In Bruegel’s painting you see an expansive landscape of daily life. In the foreground, a farmer plows his field, a shepherd herds his flock, and off in the distance, ships sail the open sea. Scarcely visible in the lower right corner of the painting is Icarus plunging into the ocean. His tragic death seems to go unseen by all.
Out of sight, out of mind.
I see the same thing happening today. Currently we do things that are proven to contribute to global warming and yet few of us seem to be heeding the warning to change our actions. Hence my reason for undertaking this painting. My original idea was to portray a vast urban landscape with people busily going about their daily lives, while off in the distance beyond everyone’s attention, lay a burning oil rig.
I began by comping my idea in Photoshop. I haven’t done this with previous paintings but I felt a digital comp would help me as I knew the composition was going to be rather intricate. Once I had settled upon a layout and color scheme for my work, I started the underpainting.
I chose to emulate the composition of Bruegel’s painting, with the foreground elements sweeping along the lower left corner of the image, with an expanse of water beyond.
Next I began blocking out the shapes within the landscape. At this stage things are quite loose and undefined.
Here I have begun the laborious process of defining the massive crush of traffic along the freeway. On the one hand I enjoyed painting all these cars but it was also torturous. I knew once I could get through it, the rest of the painting would be smooth sailing.
By this point I had decided against making the smoking element in the distance a burning oil rig. It felt to specific to last year’s tragic spill in the Gulf of Mexico, and I was finding it too difficult to pull off convincingly. I instead decided to make this element into something far more enigmatic, a smokestack poking out of the ocean belching black smoke into to the sky.

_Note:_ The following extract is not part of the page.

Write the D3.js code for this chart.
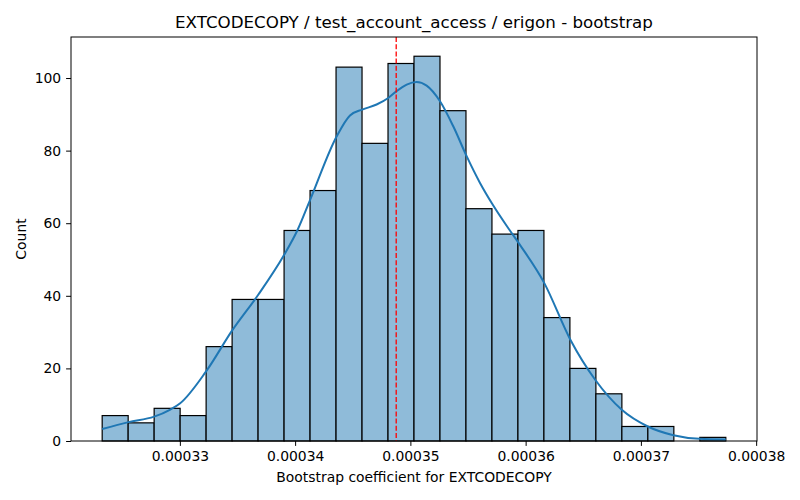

This conjured up all sorts of theories as to what could be hidden underneath the water and what could possibly be going on. Adding the dramatic clouds to the sky helped give the painting some punch, but at this stage, the smoke still didn’t feel right to me.
I finally resolved the smoke filling the sky. After addressing some minor details in the foreground this image shows the finished painting. It may look very detailed but if you were to view it up close you would see that it is actually painted rather loosely. I wanted things to look a bit “wonky”. I can’t say it lives up to the vision in my head, but then again, I don’t think they ever do.